Thursday, May 11, 2006

Fragmentos encerrados en sí mismos



La década del ochenta empieza y termina con dos acontecimientos políticos identificables. Entre los estertores de una dictadura militar sangrienta y el fracaso de una entusiasta democracia, el Espacio de arte Castagnino/Roldán plantea la cronología de su muestra retrospectiva Fragmentos de una década –Artistas de los ´80. El recorrido simple y breve se agradece y las obras están expuestas con criterio. Quizás alguien señale alguna ausencia incomprensible y el conjunto sin duda hubiera ganado cohesión sin las tres o cuatro esculturas que se esfuerzan solitarias por llamar la atención, pero la selección es coherente.

Conspicuos, los animales hiperquinéticos de Ana Eckell saturan de color en contraste con los rostros monocromos de Osvaldo Monzo y Juan José Cambre y las formas grises y lacónicas de Juan Lecuona. Una tinta china sin título de Armando Rearte hace fluir un paisaje urbano y Alfredor Prior aporta la cuota de excentricidad en témpera sobre papel. La muestra navega así en una incertidumbre general en cuanto a temas y es homogénea en la poca representación de espacios reconocibles. Sin ser inhóspita, la abstracción, aunque no domina, todavía pesa.

En el eficiente catálogo, Clelia Taricco se extiende sobre los acontecimientos que engloban la década por un lado y sobre los artistas por el otro. “Ser de los ochentas –escribe Taricco– se convirtió prácticamente en una marca, que hoy identifica a quienes comenzaron a actuar en el campo artístico local en los últimos años de la dictadura militar.”

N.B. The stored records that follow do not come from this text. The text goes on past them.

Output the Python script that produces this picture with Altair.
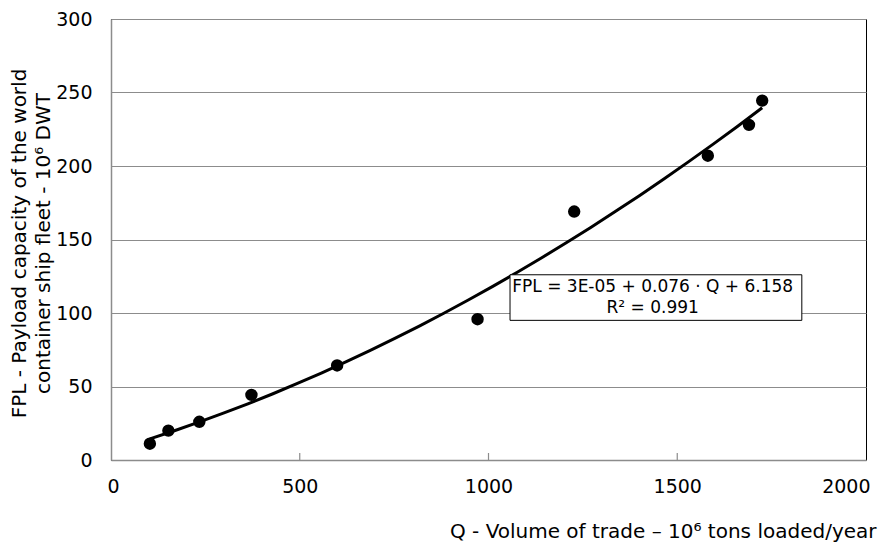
import altair as alt
import pandas as pd

# ---- data ----
Q = [103, 152, 234, 372, 599, 971, 1227, 1581, 1690, 1725]
FPL = [11.1, 20.0, 26.0, 44.3, 64.3, 95.8, 169.0, 207.0, 228.0, 244.5]

x_ticks = [0, 500, 1000, 1500, 2000]
inner_ticks = [500, 1000, 1500]
y_ticks = [0, 50, 100, 150, 200, 250, 300]

x_title = "Q - Volume of trade \u2013 10\u2076 tons loaded/year"
y_title = ["FPL - Payload capacity of the world", "container ship fleet - 10\u2076 DWT"]
eq_text = ["FPL = 3E-05 + 0.076 \u00b7 Q + 6.158", "R\u00b2 = 0.991"]

# annotation box placement (data units)
box_q = [1057, 1830]
box_f = [95, 126]
text_q = 1435
text_f = 117.6

FONT = "DejaVu Sans"
GRAY = "#8c8c8c"
W, H = 755, 441

df = pd.DataFrame({"Q": Q, "FPL": FPL})
xs = alt.Scale(domain=[0, 2000], nice=False, zero=False)
ys = alt.Scale(domain=[0, 300], nice=False, zero=False)

base = alt.Chart(df)

points = base.mark_circle(size=154, color="black", opacity=1).encode(
    x=alt.X(
        "Q:Q",
        scale=xs,
        axis=alt.Axis(
            orient="bottom",
            values=x_ticks,
            format="d",
            grid=False,
            ticks=False,
            tickSize=0,
            domainColor=GRAY,
            domainWidth=1.5,
            labelFont=FONT,
            labelFontSize=19,
            labelColor="black",
            labelPadding=17,
            labelFlush=True,
            labelFlushOffset=4,
            title=x_title,
            titleFont=FONT,
            titleFontSize=20,
            titleFontWeight="normal",
            titleColor="black",
            titleAlign="right",
            titleX=W + 10,
            titleY=77,
            titleBaseline="alphabetic",
        ),
    ),
    y=alt.Y(
        "FPL:Q",
        scale=ys,
        axis=alt.Axis(
            values=y_ticks,
            format="d",
            grid=True,
            gridColor=GRAY,
            gridWidth=1.2,
            ticks=False,
            tickSize=0,
            domainColor=GRAY,
            domainWidth=1.5,
            labelFont=FONT,
            labelFontSize=19,
            labelColor="black",
            labelPadding=19,
            labelFlush=False,
            title=y_title,
            titleFont=FONT,
            titleFontSize=20,
            titleFontWeight="normal",
            titleColor="black",
            titleAlign="center",
            titleBaseline="middle",
            titleLineHeight=24,
            titleX=-92,
            titleY=224,
        ),
    ),
)

curve = (
    base.transform_regression("Q", "FPL", method="poly", order=2)
    .mark_line(color="black", strokeWidth=3)
    .encode(x=alt.X("Q:Q", scale=xs), y=alt.Y("FPL:Q", scale=ys))
)

tick_df = pd.DataFrame({"Q": inner_ticks})
ticks = alt.Chart(tick_df).mark_rule(color=GRAY, strokeWidth=1.2).encode(
    x=alt.X("Q:Q", scale=xs),
    y=alt.value(H - 7),
    y2=alt.value(H),
)

box_df = pd.DataFrame({"Q": [box_q[0]], "q2": [box_q[1]], "FPL": [box_f[0]], "f2": [box_f[1]]})
box = alt.Chart(box_df).mark_rect(fill="white", stroke="black", strokeWidth=1).encode(
    x=alt.X("Q:Q", scale=xs),
    x2="q2:Q",
    y=alt.Y("FPL:Q", scale=ys),
    y2="f2:Q",
)

txt_df = pd.DataFrame({"Q": [text_q], "FPL": [text_f], "t": [eq_text]})
label = alt.Chart(txt_df).mark_text(
    font=FONT, fontSize=17, color="black", align="center", baseline="middle", lineHeight=21
).encode(
    x=alt.X("Q:Q", scale=xs),
    y=alt.Y("FPL:Q", scale=ys),
    text="t",
)

chart = (
    alt.layer(points, curve, ticks, box, label)
    .properties(
        width=W,
        height=H,
        padding={"left": 103, "top": 11, "right": 16, "bottom": 83},
        autosize=alt.AutoSizeParams(type="none"),
        background="white",
    )
    .configure_view(stroke="black", strokeWidth=1)
)

chart.save("out.html", embed_options={"renderer": "svg", "actions": False})
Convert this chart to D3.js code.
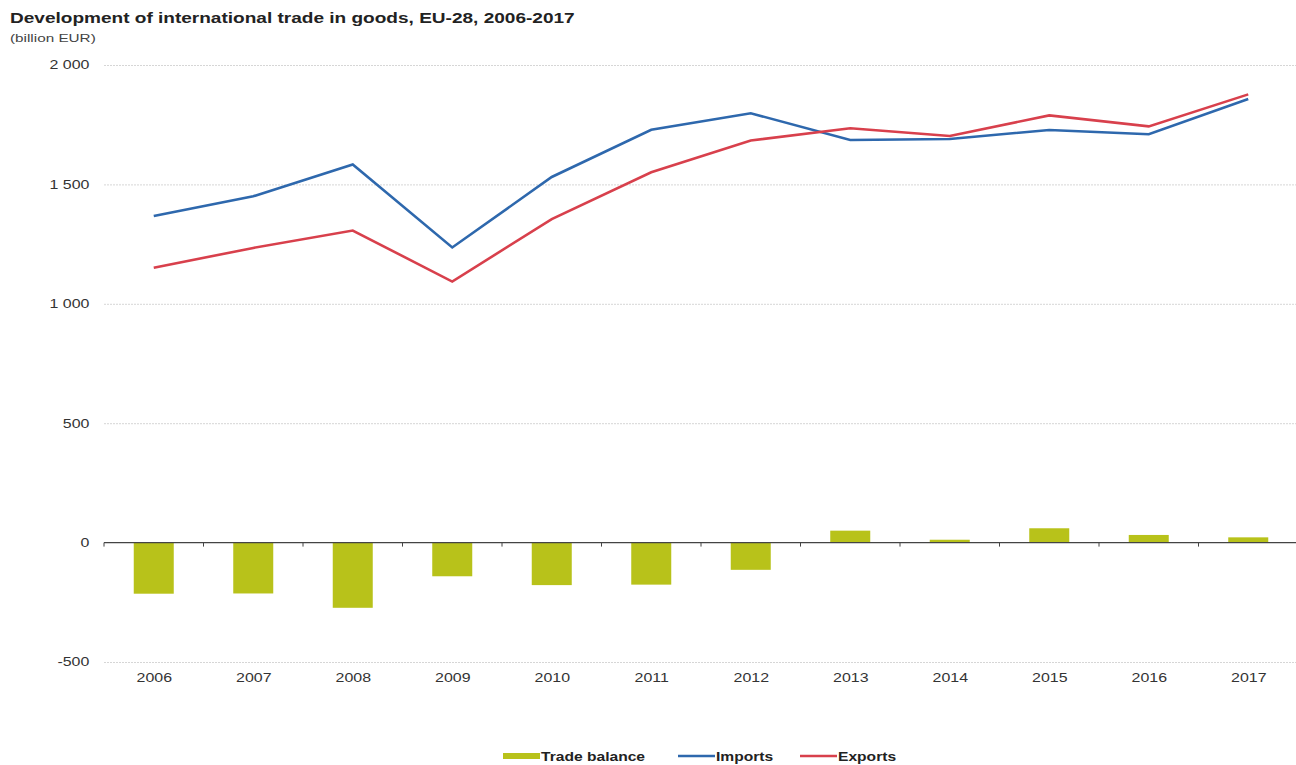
<!DOCTYPE html>
<html>
<head>
<meta charset="utf-8">
<script src="https://cdn.jsdelivr.net/npm/d3@7"></script>
<style>
  body { margin: 0; background: #fff; font-family: "Liberation Sans", Arial, sans-serif; }
  .grid line { stroke: #d6d6d6; stroke-dasharray: 2 1; }
  .grid .domain { display: none; }
  .y-axis text, .x-axis text { fill: #333; font-size: 12px; }
</style>
</head>
<body>
<div class="canvas"></div>
<script>
// data
const years = ['2006', '2007', '2008', '2009', '2010', '2011', '2012', '2013', '2014', '2015', '2016', '2017']
const imports = [1368, 1450, 1583, 1236, 1531, 1729, 1798, 1686, 1690, 1728, 1710, 1858]
const exports = [1151, 1234, 1307, 1093, 1355, 1551, 1684, 1735, 1703, 1789, 1743, 1877]
const tradeBalance = [-214, -213, -273, -141, -178, -176, -114, 50, 12, 60, 32, 22]
const yTicks = [-500, 0, 500, 1000, 1500, 2000]

const width = 1296
const height = 765
const margin = { top: 65, right: -2, bottom: 103, left: 104 }
const graphWidth = width - margin.left - margin.right
const graphHeight = height - margin.top - margin.bottom
// the source picture is stretched sideways, so text is widened to match
const stretch = 1.33

const svg = d3.select('.canvas')
    .append('svg')
    .attr('width', width)
    .attr('height', height)

// title
svg.append('text')
    .attr('transform', `translate(10, 23) scale(1.27, 1)`)
    .style('font-size', '15px').style('font-weight', 'bold').style('fill', '#222')
    .text('Development of international trade in goods, EU-28, 2006-2017')
svg.append('text')
    .attr('transform', `translate(10, 42) scale(${stretch}, 1)`)
    .style('font-size', '11.5px').style('fill', '#444')
    .text('(billion EUR)')

const graph = svg.append('g')
    .attr('transform', `translate(${margin.left}, ${margin.top})`)

// scales
const xPoint = d3.scalePoint().domain(years).range([0, graphWidth]).padding(0.5)
const y = d3.scaleLinear().domain([-500, 2000]).range([graphHeight, 0])

// gridlines
graph.append('g')
    .attr('class', 'grid')
    .call(d3.axisLeft(y).tickValues(yTicks.filter(d => d !== 0)).tickSize(-graphWidth).tickFormat(''))

// y axis labels
const yAxisGroup = graph.append('g')
    .attr('class', 'y-axis')
    .call(d3.axisLeft(y).tickValues(yTicks).tickSize(0).tickPadding(11)
        .tickFormat(d => d3.format(',')(d).replace(/,/g, ' ').replace('\u2212', '-')))
yAxisGroup.select('.domain').remove()
yAxisGroup.selectAll('text').attr('transform', `scale(${stretch}, 1)`)

// bars
graph.append('g')
    .selectAll('rect')
    .data(tradeBalance).enter()
    .append('rect')
    .attr('x', (d, i) => xPoint(years[i]) - 20)
    .attr('width', 40)
    .attr('y', d => y(Math.max(0, d)))
    .attr('height', d => Math.abs(y(d) - y(0)))
    .attr('fill', '#b8c21a')

// zero line with ticks between categories
const step = xPoint.step()
const zeroTicks = d3.range(years.length).map(i => i * step)
const zeroAxis = graph.append('g')
    .attr('transform', `translate(0, ${y(0)})`)
zeroAxis.append('line')
    .attr('x1', 0).attr('x2', graphWidth)
    .attr('stroke', '#444').attr('stroke-width', 1.2)
zeroAxis.selectAll('.ztick')
    .data(zeroTicks).enter()
    .append('line')
    .attr('x1', d => d).attr('x2', d => d)
    .attr('y1', 0).attr('y2', 4)
    .attr('stroke', '#444')

// x labels
const xAxisGroup = graph.append('g')
    .attr('class', 'x-axis')
    .attr('transform', `translate(0, ${graphHeight})`)
    .call(d3.axisBottom(xPoint).tickSize(0).tickPadding(11))
xAxisGroup.select('.domain').remove()
xAxisGroup.selectAll('text').attr('transform', `scale(${stretch}, 1)`)

// lines
const line = d3.line()
    .x((d, i) => xPoint(years[i]))
    .y(d => y(d))

graph.append('path')
    .attr('d', line(imports))
    .attr('fill', 'none')
    .attr('stroke', '#2e68ad')
    .attr('stroke-width', 2.6)

graph.append('path')
    .attr('d', line(exports))
    .attr('fill', 'none')
    .attr('stroke', '#d8404c')
    .attr('stroke-width', 2.6)

// legend
const legend = svg.append('g').attr('transform', 'translate(0, 756)')
const items = [
    { name: 'Trade balance', color: '#b8c21a', type: 'bar', x: 503 },
    { name: 'Imports', color: '#2e68ad', type: 'line', x: 678 },
    { name: 'Exports', color: '#d8404c', type: 'line', x: 800 }
]
items.forEach(it => {
    if (it.type === 'bar') {
        legend.append('rect').attr('x', it.x).attr('y', -3).attr('width', 37).attr('height', 6).attr('fill', it.color)
    } else {
        legend.append('line').attr('x1', it.x).attr('x2', it.x + 37).attr('y1', 0).attr('y2', 0)
            .attr('stroke', it.color).attr('stroke-width', 2.5)
    }
    legend.append('text')
        .attr('transform', `translate(${it.x + 38}, 4.5) scale(1.25, 1)`)
        .style('font-size', '12.5px').style('font-weight', 'bold').style('fill', '#222')
        .text(it.name)
})
</script>
</body>
</html>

Sin embargo, los puentes entre artistas y época no son claros. Más allá del complejo concepto de transvanguardia, ¿dónde está esa marca más allá de las biografías? ¿Qué une el color a Rafael Bueno con los artefactos en madera de Hernán Dompé? ¿En que coinciden los proto-retratos de líneas claras de Gustavo Marrone con la agresividad de Eduardo Medici?

Vistas en bloque, y pese a estar flanqueados por el final de la dictadura y los latigazos de la hiperinflación, las obras expuestas recuperan el placer del dibujo y las superficies cubiertas, como si, al margen de las tensiones políticas y sociales, los artistas hayan optado por una autonomía despreocupada y sincera.

Y cuando parece que esa autonomía está cerrada en sí misma y nada ata los cuadros ni los artistas a su tiempo, la pata derecha de un dibujo animado arquetípico entra en escena. Con un prolijo acrílico sobre tela y sin título, Rodolfo Azaro la hace surgir de atrás de una muy conceptual esquina amarilla. La violencia de este desembarco es innegable hasta el punto en que, comprometiendo la composición general, una boca caricaturesca con dientes flota ajena al pisotón. Se trata del trabajo más excéntrico e interesante del conjunto.

Muy lejos de todos sus compañeros, Azaro se deja transformar o atisba un movimiento que merece ser retratado. Es el desembarcó de la historieta, la tardía irrupción general de los medios de comunicación, que vienen a signar, no la amorfa y desmembrada década del ochenta, donde estos factores quedarán en maceración, sino la mucho menos conflictuada, abierta y definida década del 90.